# THE EXERCISE
Reproduce the listing that follows with no differences at all.

# EXTRACTED INFORMATION
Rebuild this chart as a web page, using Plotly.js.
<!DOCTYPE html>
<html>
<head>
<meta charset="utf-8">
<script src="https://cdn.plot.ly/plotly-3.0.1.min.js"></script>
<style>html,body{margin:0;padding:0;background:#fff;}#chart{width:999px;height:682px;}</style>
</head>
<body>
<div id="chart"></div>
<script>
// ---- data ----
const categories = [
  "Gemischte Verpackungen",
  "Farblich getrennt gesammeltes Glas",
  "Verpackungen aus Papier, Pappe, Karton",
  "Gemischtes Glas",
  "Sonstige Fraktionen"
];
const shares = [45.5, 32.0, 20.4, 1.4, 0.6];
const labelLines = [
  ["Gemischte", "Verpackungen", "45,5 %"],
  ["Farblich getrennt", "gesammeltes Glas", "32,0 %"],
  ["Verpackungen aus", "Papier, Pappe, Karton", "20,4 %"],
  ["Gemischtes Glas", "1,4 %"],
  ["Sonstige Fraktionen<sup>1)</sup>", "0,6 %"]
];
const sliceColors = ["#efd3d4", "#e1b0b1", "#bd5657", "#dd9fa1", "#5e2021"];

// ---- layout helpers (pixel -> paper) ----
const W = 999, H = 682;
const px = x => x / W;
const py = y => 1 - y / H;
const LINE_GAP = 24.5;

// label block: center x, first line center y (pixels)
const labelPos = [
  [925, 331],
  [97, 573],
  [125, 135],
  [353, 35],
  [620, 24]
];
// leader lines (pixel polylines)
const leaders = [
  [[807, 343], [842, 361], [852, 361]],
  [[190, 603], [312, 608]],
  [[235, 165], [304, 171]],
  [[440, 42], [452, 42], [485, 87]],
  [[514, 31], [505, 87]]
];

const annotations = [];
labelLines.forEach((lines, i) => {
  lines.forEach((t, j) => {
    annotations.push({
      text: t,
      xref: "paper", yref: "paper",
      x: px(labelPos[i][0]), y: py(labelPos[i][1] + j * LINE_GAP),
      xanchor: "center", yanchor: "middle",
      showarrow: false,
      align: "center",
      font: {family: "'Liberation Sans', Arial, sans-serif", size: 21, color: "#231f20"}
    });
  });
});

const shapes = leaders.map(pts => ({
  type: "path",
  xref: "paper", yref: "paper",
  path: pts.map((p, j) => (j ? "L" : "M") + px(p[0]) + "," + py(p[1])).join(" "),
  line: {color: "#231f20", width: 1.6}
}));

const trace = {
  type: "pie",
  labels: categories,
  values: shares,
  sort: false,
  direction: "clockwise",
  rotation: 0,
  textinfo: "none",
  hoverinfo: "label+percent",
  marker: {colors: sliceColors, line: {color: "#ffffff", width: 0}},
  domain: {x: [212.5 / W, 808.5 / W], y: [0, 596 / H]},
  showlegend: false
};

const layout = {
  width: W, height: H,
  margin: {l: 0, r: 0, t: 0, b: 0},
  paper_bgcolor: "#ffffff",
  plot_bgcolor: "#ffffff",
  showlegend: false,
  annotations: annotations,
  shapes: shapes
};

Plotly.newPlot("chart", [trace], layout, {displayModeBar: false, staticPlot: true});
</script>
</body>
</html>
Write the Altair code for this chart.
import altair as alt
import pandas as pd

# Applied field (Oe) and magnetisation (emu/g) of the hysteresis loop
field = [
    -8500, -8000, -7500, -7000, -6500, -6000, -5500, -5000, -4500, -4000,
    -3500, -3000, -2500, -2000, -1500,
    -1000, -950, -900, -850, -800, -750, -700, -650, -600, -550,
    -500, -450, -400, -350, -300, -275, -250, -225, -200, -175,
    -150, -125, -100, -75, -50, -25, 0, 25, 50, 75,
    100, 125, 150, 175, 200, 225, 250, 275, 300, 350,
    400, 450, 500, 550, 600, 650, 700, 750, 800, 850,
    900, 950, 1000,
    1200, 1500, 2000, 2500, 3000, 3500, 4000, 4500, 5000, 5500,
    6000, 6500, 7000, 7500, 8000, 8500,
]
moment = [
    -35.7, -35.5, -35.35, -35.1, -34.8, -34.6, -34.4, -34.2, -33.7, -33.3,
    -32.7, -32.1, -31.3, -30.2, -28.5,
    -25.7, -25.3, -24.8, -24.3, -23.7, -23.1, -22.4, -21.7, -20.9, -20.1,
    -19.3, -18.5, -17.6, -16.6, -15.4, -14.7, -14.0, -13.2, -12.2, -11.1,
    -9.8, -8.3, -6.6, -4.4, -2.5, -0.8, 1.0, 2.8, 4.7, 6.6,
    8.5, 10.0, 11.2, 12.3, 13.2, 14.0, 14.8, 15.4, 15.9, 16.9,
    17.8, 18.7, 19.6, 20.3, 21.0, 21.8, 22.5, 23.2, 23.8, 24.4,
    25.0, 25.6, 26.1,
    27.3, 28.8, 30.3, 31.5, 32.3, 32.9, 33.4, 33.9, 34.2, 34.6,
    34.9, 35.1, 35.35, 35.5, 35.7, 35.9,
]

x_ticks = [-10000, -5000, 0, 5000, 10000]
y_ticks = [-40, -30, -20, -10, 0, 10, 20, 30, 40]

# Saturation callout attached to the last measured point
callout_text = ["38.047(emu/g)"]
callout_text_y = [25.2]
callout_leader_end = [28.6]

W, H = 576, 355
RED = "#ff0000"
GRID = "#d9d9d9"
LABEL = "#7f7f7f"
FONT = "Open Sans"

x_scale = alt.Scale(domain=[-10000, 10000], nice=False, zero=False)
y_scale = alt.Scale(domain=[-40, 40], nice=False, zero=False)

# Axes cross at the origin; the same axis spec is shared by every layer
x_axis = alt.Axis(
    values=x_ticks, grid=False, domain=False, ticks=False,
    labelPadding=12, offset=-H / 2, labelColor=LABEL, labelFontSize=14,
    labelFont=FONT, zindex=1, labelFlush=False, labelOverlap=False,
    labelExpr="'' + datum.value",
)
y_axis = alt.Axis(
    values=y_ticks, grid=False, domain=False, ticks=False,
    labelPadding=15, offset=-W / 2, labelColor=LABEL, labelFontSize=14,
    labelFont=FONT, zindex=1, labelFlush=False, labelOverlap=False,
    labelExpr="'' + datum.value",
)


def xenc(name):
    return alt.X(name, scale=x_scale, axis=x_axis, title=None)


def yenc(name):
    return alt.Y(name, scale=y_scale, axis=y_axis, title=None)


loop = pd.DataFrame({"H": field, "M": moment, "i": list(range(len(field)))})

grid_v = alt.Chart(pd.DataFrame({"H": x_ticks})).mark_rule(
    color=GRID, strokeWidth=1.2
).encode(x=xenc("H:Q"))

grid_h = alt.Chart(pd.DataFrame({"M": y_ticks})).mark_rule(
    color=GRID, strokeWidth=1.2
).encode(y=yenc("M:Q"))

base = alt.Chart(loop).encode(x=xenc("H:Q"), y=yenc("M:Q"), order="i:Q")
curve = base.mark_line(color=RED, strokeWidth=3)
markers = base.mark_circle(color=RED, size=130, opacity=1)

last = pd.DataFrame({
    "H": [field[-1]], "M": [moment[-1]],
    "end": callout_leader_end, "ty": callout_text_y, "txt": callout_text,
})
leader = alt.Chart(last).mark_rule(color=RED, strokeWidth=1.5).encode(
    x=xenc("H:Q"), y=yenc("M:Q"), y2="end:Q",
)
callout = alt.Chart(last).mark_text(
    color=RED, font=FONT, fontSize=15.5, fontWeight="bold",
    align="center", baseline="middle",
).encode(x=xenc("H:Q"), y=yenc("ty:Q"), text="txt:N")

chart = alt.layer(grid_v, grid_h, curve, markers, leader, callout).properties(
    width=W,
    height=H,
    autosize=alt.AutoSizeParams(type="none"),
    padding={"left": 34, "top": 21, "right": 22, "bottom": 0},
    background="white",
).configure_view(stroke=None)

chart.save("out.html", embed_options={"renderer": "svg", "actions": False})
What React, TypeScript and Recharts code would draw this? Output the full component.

# FINAL RESULT
Rebuild this chart as a web page, using Plotly.js.
<!DOCTYPE html>
<html>
<head>
<meta charset="utf-8">
<script src="https://cdn.plot.ly/plotly-3.0.1.min.js"></script>
<style>html,body{margin:0;padding:0;background:#fff;}#chart{width:999px;height:682px;}</style>
</head>
<body>
<div id="chart"></div>
<script>
// ---- data ----
const categories = [
  "Gemischte Verpackungen",
  "Farblich getrennt gesammeltes Glas",
  "Verpackungen aus Papier, Pappe, Karton",
  "Gemischtes Glas",
  "Sonstige Fraktionen"
];
const shares = [45.5, 32.0, 20.4, 1.4, 0.6];
const labelLines = [
  ["Gemischte", "Verpackungen", "45,5 %"],
  ["Farblich getrennt", "gesammeltes Glas", "32,0 %"],
  ["Verpackungen aus", "Papier, Pappe, Karton", "20,4 %"],
  ["Gemischtes Glas", "1,4 %"],
  ["Sonstige Fraktionen<sup>1)</sup>", "0,6 %"]
];
const sliceColors = ["#efd3d4", "#e1b0b1", "#bd5657", "#dd9fa1", "#5e2021"];

// ---- layout helpers (pixel -> paper) ----
const W = 999, H = 682;
const px = x => x / W;
const py = y => 1 - y / H;
const LINE_GAP = 24.5;

// label block: center x, first line center y (pixels)
const labelPos = [
  [925, 331],
  [97, 573],
  [125, 135],
  [353, 35],
  [620, 24]
];
// leader lines (pixel polylines)
const leaders = [
  [[807, 343], [842, 361], [852, 361]],
  [[190, 603], [312, 608]],
  [[235, 165], [304, 171]],
  [[440, 42], [452, 42], [485, 87]],
  [[514, 31], [505, 87]]
];

const annotations = [];
labelLines.forEach((lines, i) => {
  lines.forEach((t, j) => {
    annotations.push({
      text: t,
      xref: "paper", yref: "paper",
      x: px(labelPos[i][0]), y: py(labelPos[i][1] + j * LINE_GAP),
      xanchor: "center", yanchor: "middle",
      showarrow: false,
      align: "center",
      font: {family: "'Liberation Sans', Arial, sans-serif", size: 21, color: "#231f20"}
    });
  });
});

const shapes = leaders.map(pts => ({
  type: "path",
  xref: "paper", yref: "paper",
  path: pts.map((p, j) => (j ? "L" : "M") + px(p[0]) + "," + py(p[1])).join(" "),
  line: {color: "#231f20", width: 1.6}
}));

const trace = {
  type: "pie",
  labels: categories,
  values: shares,
  sort: false,
  direction: "clockwise",
  rotation: 0,
  textinfo: "none",
  hoverinfo: "label+percent",
  marker: {colors: sliceColors, line: {color: "#ffffff", width: 0}},
  domain: {x: [212.5 / W, 808.5 / W], y: [0, 596 / H]},
  showlegend: false
};

const layout = {
  width: W, height: H,
  margin: {l: 0, r: 0, t: 0, b: 0},
  paper_bgcolor: "#ffffff",
  plot_bgcolor: "#ffffff",
  showlegend: false,
  annotations: annotations,
  shapes: shapes
};

Plotly.newPlot("chart", [trace], layout, {displayModeBar: false, staticPlot: true});
</script>
</body>
</html>
Write the Altair code for this chart.
import altair as alt
import pandas as pd

# Applied field (Oe) and magnetisation (emu/g) of the hysteresis loop
field = [
    -8500, -8000, -7500, -7000, -6500, -6000, -5500, -5000, -4500, -4000,
    -3500, -3000, -2500, -2000, -1500,
    -1000, -950, -900, -850, -800, -750, -700, -650, -600, -550,
    -500, -450, -400, -350, -300, -275, -250, -225, -200, -175,
    -150, -125, -100, -75, -50, -25, 0, 25, 50, 75,
    100, 125, 150, 175, 200, 225, 250, 275, 300, 350,
    400, 450, 500, 550, 600, 650, 700, 750, 800, 850,
    900, 950, 1000,
    1200, 1500, 2000, 2500, 3000, 3500, 4000, 4500, 5000, 5500,
    6000, 6500, 7000, 7500, 8000, 8500,
]
moment = [
    -35.7, -35.5, -35.35, -35.1, -34.8, -34.6, -34.4, -34.2, -33.7, -33.3,
    -32.7, -32.1, -31.3, -30.2, -28.5,
    -25.7, -25.3, -24.8, -24.3, -23.7, -23.1, -22.4, -21.7, -20.9, -20.1,
    -19.3, -18.5, -17.6, -16.6, -15.4, -14.7, -14.0, -13.2, -12.2, -11.1,
    -9.8, -8.3, -6.6, -4.4, -2.5, -0.8, 1.0, 2.8, 4.7, 6.6,
    8.5, 10.0, 11.2, 12.3, 13.2, 14.0, 14.8, 15.4, 15.9, 16.9,
    17.8, 18.7, 19.6, 20.3, 21.0, 21.8, 22.5, 23.2, 23.8, 24.4,
    25.0, 25.6, 26.1,
    27.3, 28.8, 30.3, 31.5, 32.3, 32.9, 33.4, 33.9, 34.2, 34.6,
    34.9, 35.1, 35.35, 35.5, 35.7, 35.9,
]

x_ticks = [-10000, -5000, 0, 5000, 10000]
y_ticks = [-40, -30, -20, -10, 0, 10, 20, 30, 40]

# Saturation callout attached to the last measured point
callout_text = ["38.047(emu/g)"]
callout_text_y = [25.2]
callout_leader_end = [28.6]

W, H = 576, 355
RED = "#ff0000"
GRID = "#d9d9d9"
LABEL = "#7f7f7f"
FONT = "Open Sans"

x_scale = alt.Scale(domain=[-10000, 10000], nice=False, zero=False)
y_scale = alt.Scale(domain=[-40, 40], nice=False, zero=False)

# Axes cross at the origin; the same axis spec is shared by every layer
x_axis = alt.Axis(
    values=x_ticks, grid=False, domain=False, ticks=False,
    labelPadding=12, offset=-H / 2, labelColor=LABEL, labelFontSize=14,
    labelFont=FONT, zindex=1, labelFlush=False, labelOverlap=False,
    labelExpr="'' + datum.value",
)
y_axis = alt.Axis(
    values=y_ticks, grid=False, domain=False, ticks=False,
    labelPadding=15, offset=-W / 2, labelColor=LABEL, labelFontSize=14,
    labelFont=FONT, zindex=1, labelFlush=False, labelOverlap=False,
    labelExpr="'' + datum.value",
)


def xenc(name):
    return alt.X(name, scale=x_scale, axis=x_axis, title=None)


def yenc(name):
    return alt.Y(name, scale=y_scale, axis=y_axis, title=None)


loop = pd.DataFrame({"H": field, "M": moment, "i": list(range(len(field)))})

grid_v = alt.Chart(pd.DataFrame({"H": x_ticks})).mark_rule(
    color=GRID, strokeWidth=1.2
).encode(x=xenc("H:Q"))

grid_h = alt.Chart(pd.DataFrame({"M": y_ticks})).mark_rule(
    color=GRID, strokeWidth=1.2
).encode(y=yenc("M:Q"))

base = alt.Chart(loop).encode(x=xenc("H:Q"), y=yenc("M:Q"), order="i:Q")
curve = base.mark_line(color=RED, strokeWidth=3)
markers = base.mark_circle(color=RED, size=130, opacity=1)

last = pd.DataFrame({
    "H": [field[-1]], "M": [moment[-1]],
    "end": callout_leader_end, "ty": callout_text_y, "txt": callout_text,
})
leader = alt.Chart(last).mark_rule(color=RED, strokeWidth=1.5).encode(
    x=xenc("H:Q"), y=yenc("M:Q"), y2="end:Q",
)
callout = alt.Chart(last).mark_text(
    color=RED, font=FONT, fontSize=15.5, fontWeight="bold",
    align="center", baseline="middle",
).encode(x=xenc("H:Q"), y=yenc("ty:Q"), text="txt:N")

chart = alt.layer(grid_v, grid_h, curve, markers, leader, callout).properties(
    width=W,
    height=H,
    autosize=alt.AutoSizeParams(type="none"),
    padding={"left": 34, "top": 21, "right": 22, "bottom": 0},
    background="white",
).configure_view(stroke=None)

chart.save("out.html", embed_options={"renderer": "svg", "actions": False})
What React, TypeScript and Recharts code would draw this? Output the full component.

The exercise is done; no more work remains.